TASK DIRECTIONS:
Copy out the lines that include the word "page".
[TASK DATA start]
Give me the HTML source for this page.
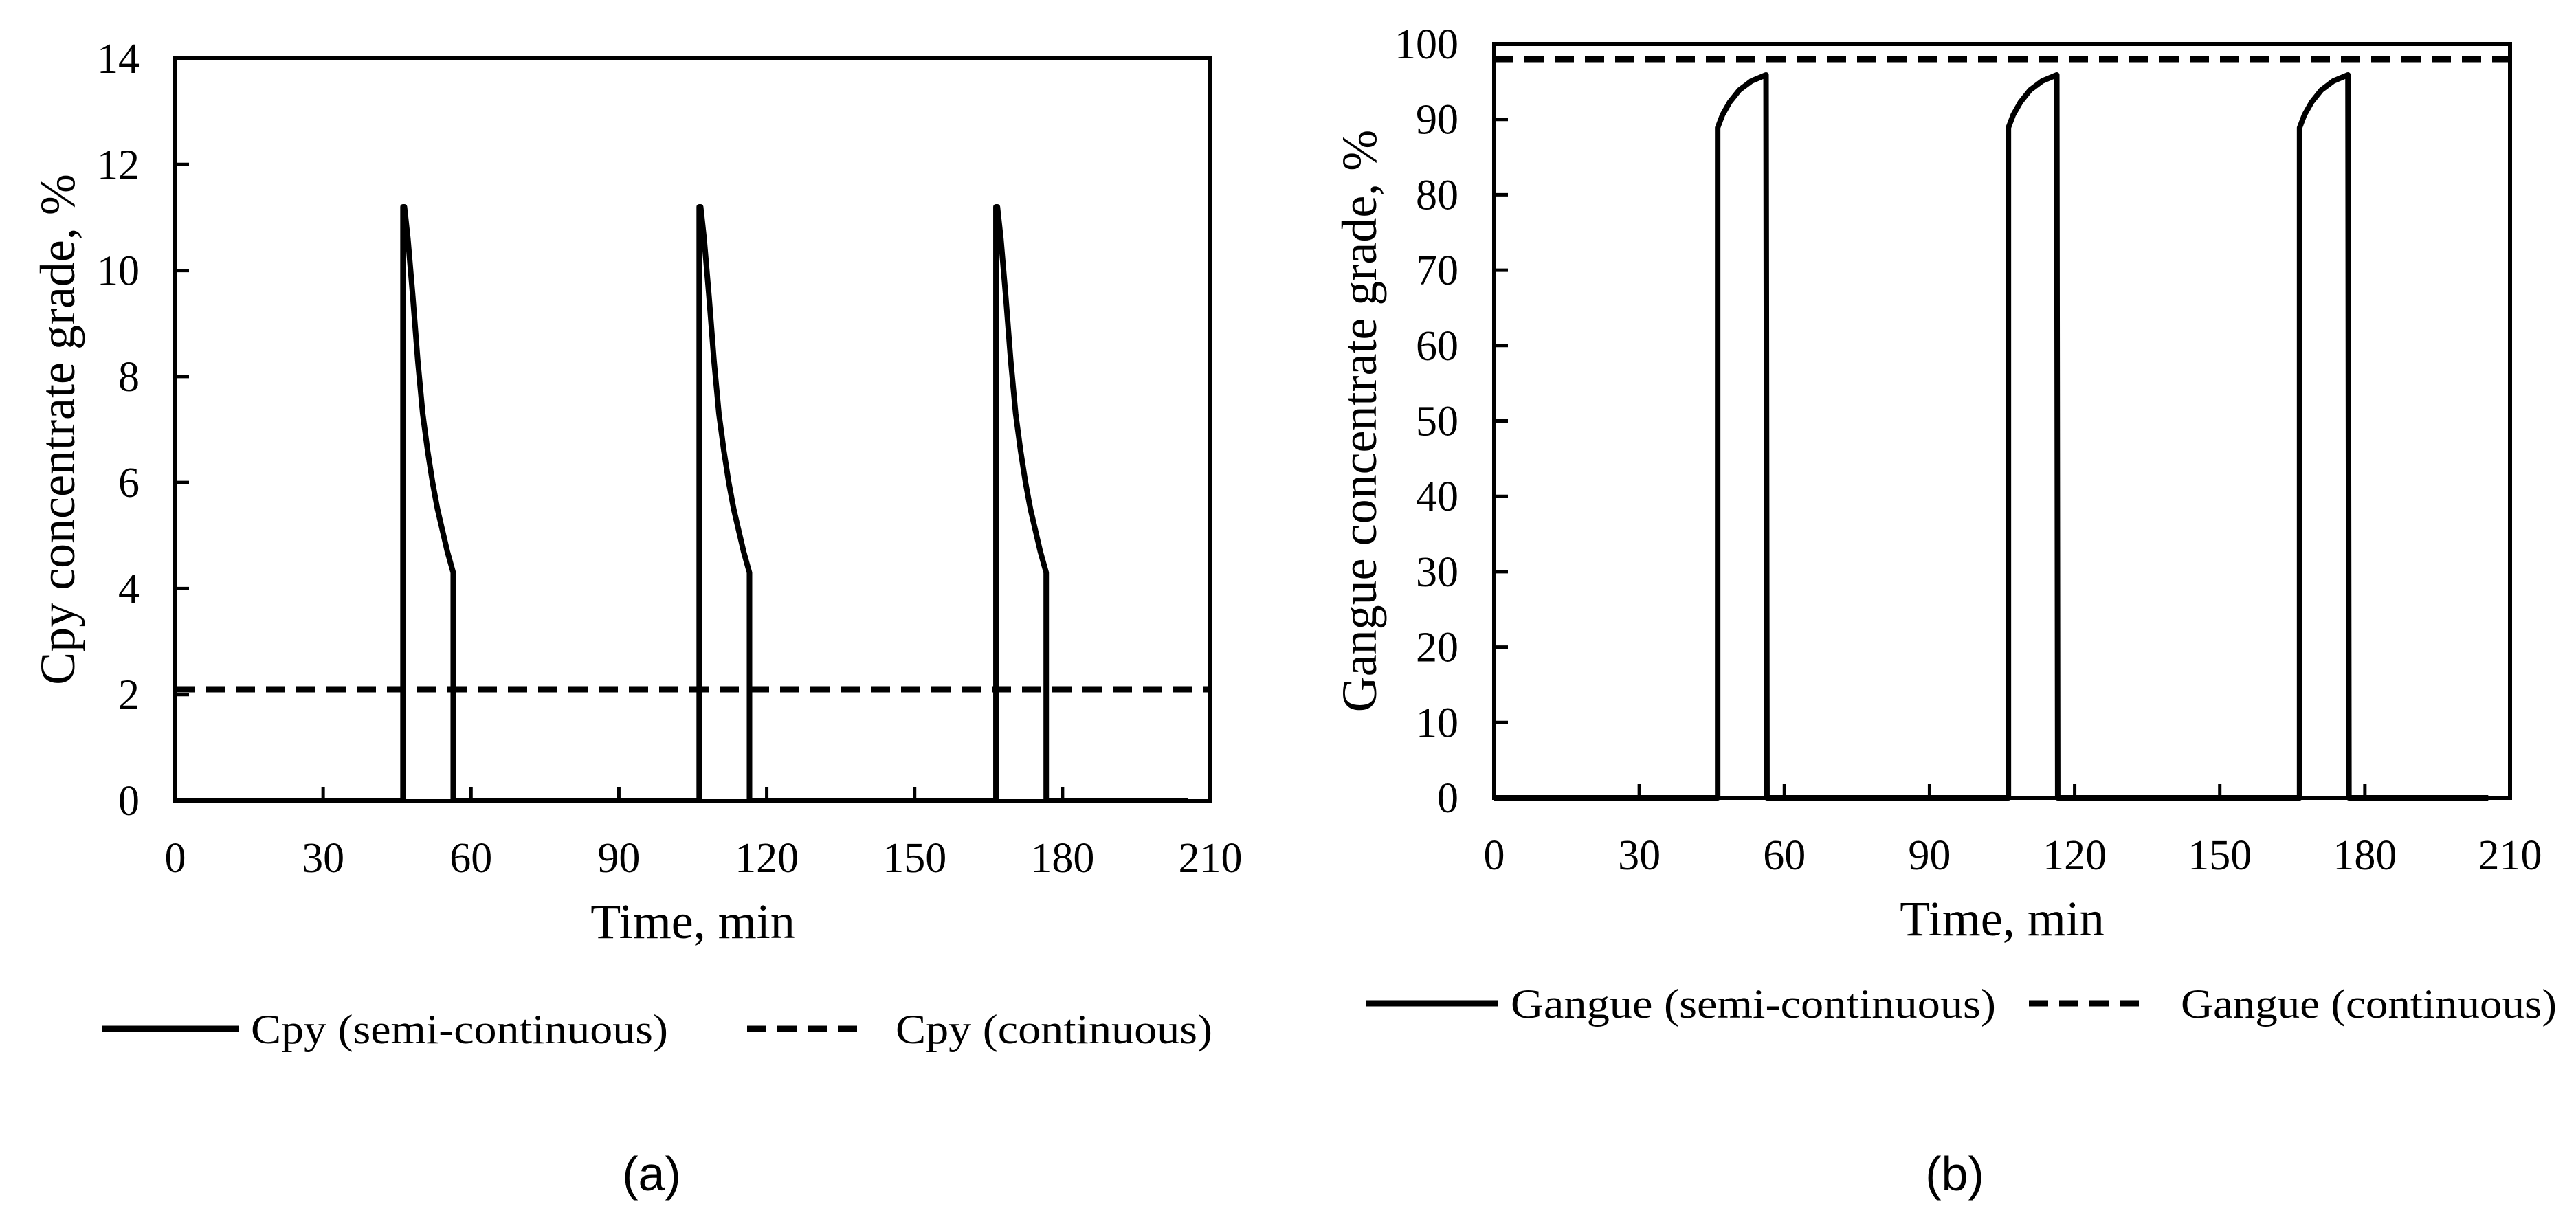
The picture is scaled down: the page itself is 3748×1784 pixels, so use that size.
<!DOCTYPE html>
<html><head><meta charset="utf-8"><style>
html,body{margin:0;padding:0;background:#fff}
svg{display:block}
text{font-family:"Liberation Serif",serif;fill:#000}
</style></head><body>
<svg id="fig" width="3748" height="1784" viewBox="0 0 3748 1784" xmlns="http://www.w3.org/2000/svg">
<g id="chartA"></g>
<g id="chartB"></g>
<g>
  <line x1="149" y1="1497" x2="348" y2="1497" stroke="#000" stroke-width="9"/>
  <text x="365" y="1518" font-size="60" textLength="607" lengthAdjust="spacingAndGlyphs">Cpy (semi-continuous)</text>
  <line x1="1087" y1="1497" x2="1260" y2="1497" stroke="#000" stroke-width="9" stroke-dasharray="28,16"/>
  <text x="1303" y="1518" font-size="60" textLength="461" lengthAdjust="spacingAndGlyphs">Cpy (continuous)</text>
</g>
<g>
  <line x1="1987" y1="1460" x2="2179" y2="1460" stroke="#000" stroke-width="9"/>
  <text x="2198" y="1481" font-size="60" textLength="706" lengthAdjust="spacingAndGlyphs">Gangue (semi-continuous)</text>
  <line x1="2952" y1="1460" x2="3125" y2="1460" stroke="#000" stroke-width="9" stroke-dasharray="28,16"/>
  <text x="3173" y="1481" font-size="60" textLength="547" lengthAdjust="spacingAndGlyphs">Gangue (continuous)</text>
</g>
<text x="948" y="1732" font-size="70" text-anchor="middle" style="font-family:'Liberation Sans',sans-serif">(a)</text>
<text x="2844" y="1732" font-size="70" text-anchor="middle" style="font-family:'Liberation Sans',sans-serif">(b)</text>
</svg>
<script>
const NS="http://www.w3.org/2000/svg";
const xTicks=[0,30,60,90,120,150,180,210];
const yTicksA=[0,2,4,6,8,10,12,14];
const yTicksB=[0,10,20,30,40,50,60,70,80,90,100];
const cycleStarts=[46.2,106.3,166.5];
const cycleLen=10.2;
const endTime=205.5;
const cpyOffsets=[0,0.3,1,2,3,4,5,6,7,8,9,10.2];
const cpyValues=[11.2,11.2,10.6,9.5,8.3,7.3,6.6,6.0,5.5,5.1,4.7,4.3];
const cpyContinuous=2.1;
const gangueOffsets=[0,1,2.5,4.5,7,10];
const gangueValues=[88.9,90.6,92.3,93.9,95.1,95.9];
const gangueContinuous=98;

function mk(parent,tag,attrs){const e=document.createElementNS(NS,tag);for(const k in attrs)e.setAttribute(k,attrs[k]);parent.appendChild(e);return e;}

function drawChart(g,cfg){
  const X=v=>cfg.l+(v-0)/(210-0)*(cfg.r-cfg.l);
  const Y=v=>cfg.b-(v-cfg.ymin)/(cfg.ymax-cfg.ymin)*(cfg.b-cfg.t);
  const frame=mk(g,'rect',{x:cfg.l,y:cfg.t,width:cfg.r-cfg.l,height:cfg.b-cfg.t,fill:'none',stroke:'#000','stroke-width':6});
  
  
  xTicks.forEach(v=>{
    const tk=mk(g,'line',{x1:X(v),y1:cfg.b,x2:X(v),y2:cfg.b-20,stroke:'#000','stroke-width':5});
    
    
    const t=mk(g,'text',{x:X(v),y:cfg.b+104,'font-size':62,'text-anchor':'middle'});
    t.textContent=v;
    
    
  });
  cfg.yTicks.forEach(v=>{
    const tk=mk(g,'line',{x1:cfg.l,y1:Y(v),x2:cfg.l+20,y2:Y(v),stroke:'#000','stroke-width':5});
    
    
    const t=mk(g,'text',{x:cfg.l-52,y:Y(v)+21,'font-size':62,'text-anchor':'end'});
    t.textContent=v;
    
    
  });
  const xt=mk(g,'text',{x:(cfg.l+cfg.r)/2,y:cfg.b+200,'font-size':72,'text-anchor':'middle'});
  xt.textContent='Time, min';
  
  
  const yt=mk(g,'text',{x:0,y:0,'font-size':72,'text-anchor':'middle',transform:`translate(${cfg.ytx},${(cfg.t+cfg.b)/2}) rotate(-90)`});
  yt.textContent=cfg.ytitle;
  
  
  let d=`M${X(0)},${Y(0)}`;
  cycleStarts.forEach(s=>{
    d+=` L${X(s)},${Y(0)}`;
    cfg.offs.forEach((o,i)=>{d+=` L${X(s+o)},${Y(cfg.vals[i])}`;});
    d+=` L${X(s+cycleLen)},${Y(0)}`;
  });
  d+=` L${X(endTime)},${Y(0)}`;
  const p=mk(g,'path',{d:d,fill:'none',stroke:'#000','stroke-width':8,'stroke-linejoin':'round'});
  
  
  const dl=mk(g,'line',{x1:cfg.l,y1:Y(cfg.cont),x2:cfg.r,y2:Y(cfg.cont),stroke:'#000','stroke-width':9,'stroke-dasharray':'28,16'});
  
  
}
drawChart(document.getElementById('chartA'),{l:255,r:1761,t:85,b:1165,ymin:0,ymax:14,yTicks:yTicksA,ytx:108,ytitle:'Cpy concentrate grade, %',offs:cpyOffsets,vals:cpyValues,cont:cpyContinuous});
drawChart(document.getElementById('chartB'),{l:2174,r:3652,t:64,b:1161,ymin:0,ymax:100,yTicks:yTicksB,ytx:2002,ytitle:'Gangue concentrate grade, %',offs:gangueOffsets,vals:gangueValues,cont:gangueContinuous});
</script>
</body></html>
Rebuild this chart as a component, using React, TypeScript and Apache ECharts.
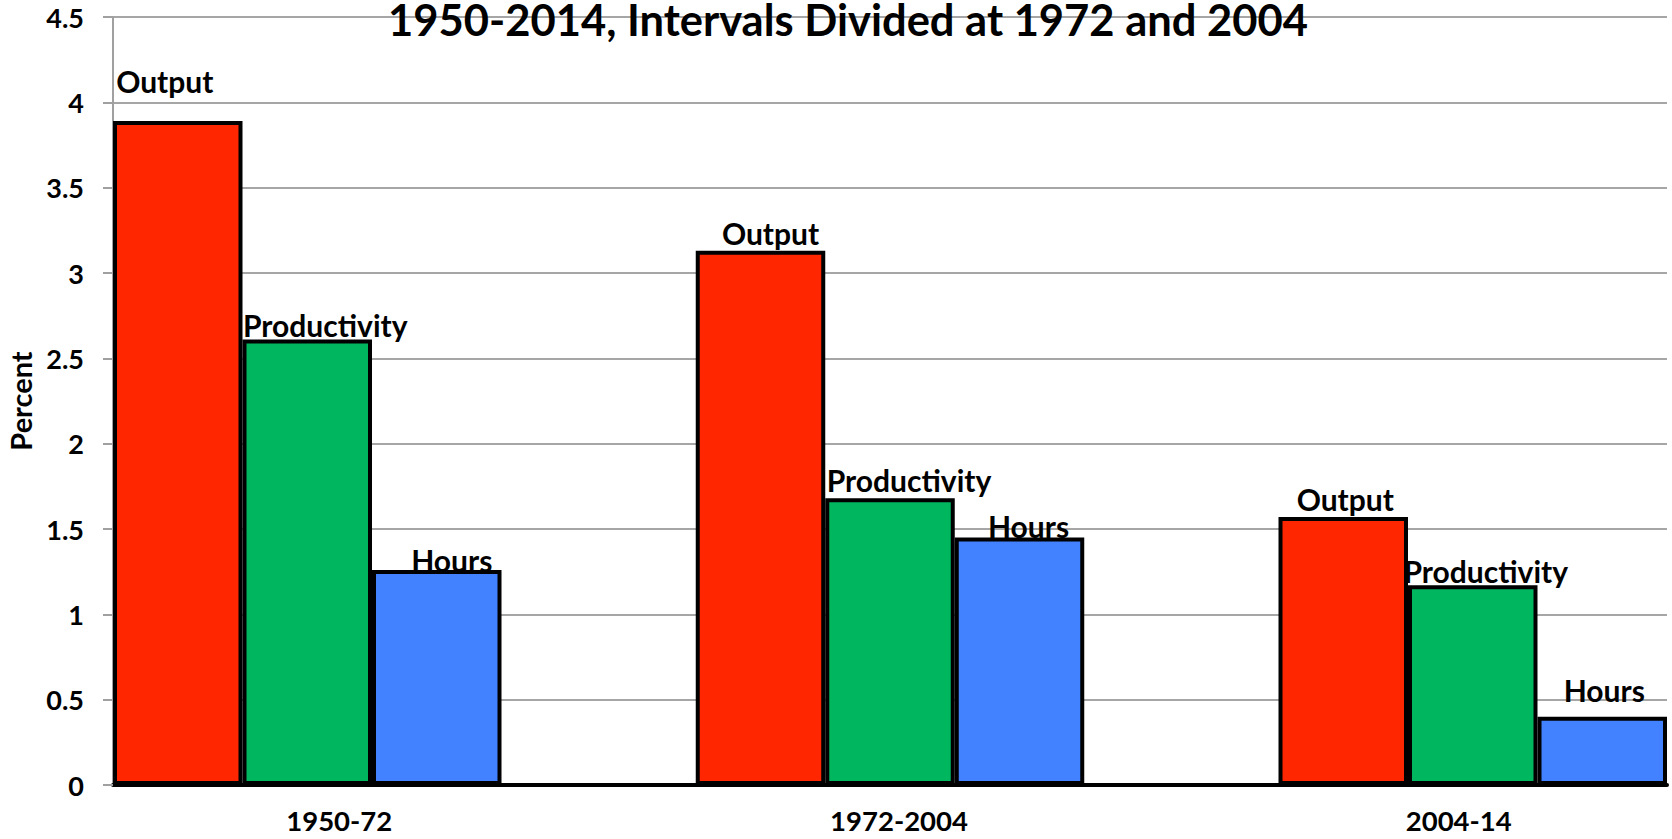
[TASK DATA end]
RESULT BELOW:
Give me the HTML source for this page.
The picture is scaled down: the page itself is 3748×1784 pixels, so use that size.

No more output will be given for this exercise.